Lakshana Palat, writing for The Indian Express mentioned "The idea of the anthology is to infuse that warm and fuzzy feeling in the viewer. It is clear that the stories are not meant to be profound, but just quintessentially sweet. Well, if you are up for sugary and cutesy romances, this just might be the show for you. However, too much of it sweetness might be a bit of an overdose.
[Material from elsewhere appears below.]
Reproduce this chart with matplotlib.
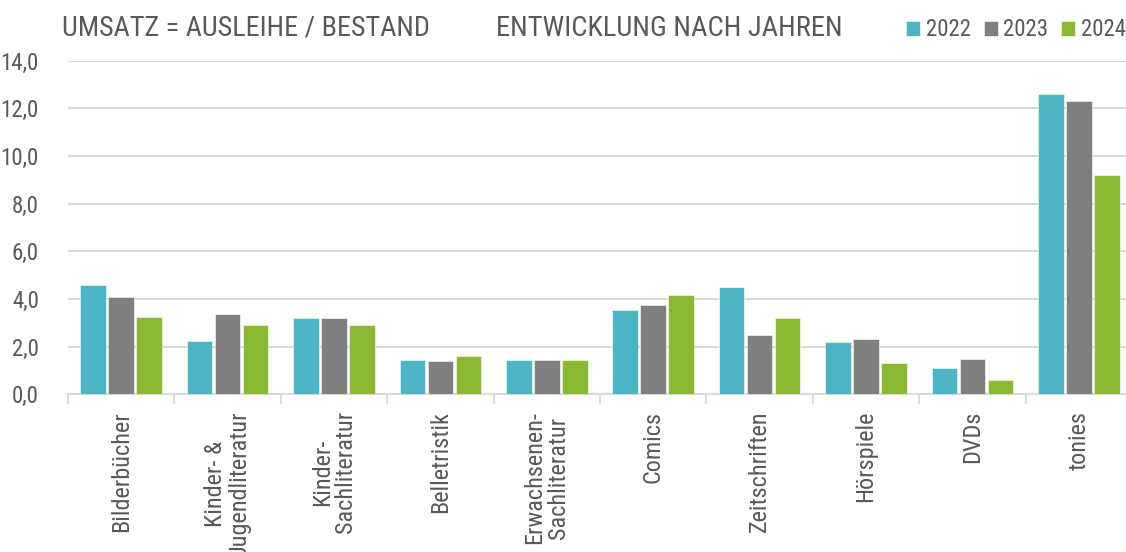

The Indian Express writer Noor Anand Chawla wrote the following: "The short content format combined with the theme of love stories in modern settings is clearly an attempt to attract a young audience with ever-decreasing attention spans. It is a formula Netflix returns to often, despite its failings. A motley crew of actors, who perform in a mishmash of stories written and directed by people with varying aesthetics and sensibilities, the anthology ends with mixed results—some good, some show promise, while some are downright forgettable".

Saibal Chatterjee from NDTV gave it 3 out of 5 stars stating "the films dwell on tentative, tremulous probing rather than on passion-filled plunges into the unknown. Like the characters they portray, the films feel their way around in search of the sweet spot. They hit the target only occasionally but the misses do no permanent damage.

Arnab Banerjee of Outlook wrote "An exciting film category teeming with potential, this portmanteau depicting different circumstances can be a winner all the way. Consisting of several vignettes, often connected in thematic ways, or with the same premise or bookend situation, this anthology, doesn’t stick to a specific genre. It’s, at times, compelling, packing intense emotions, but also resorts to the tried and tested route".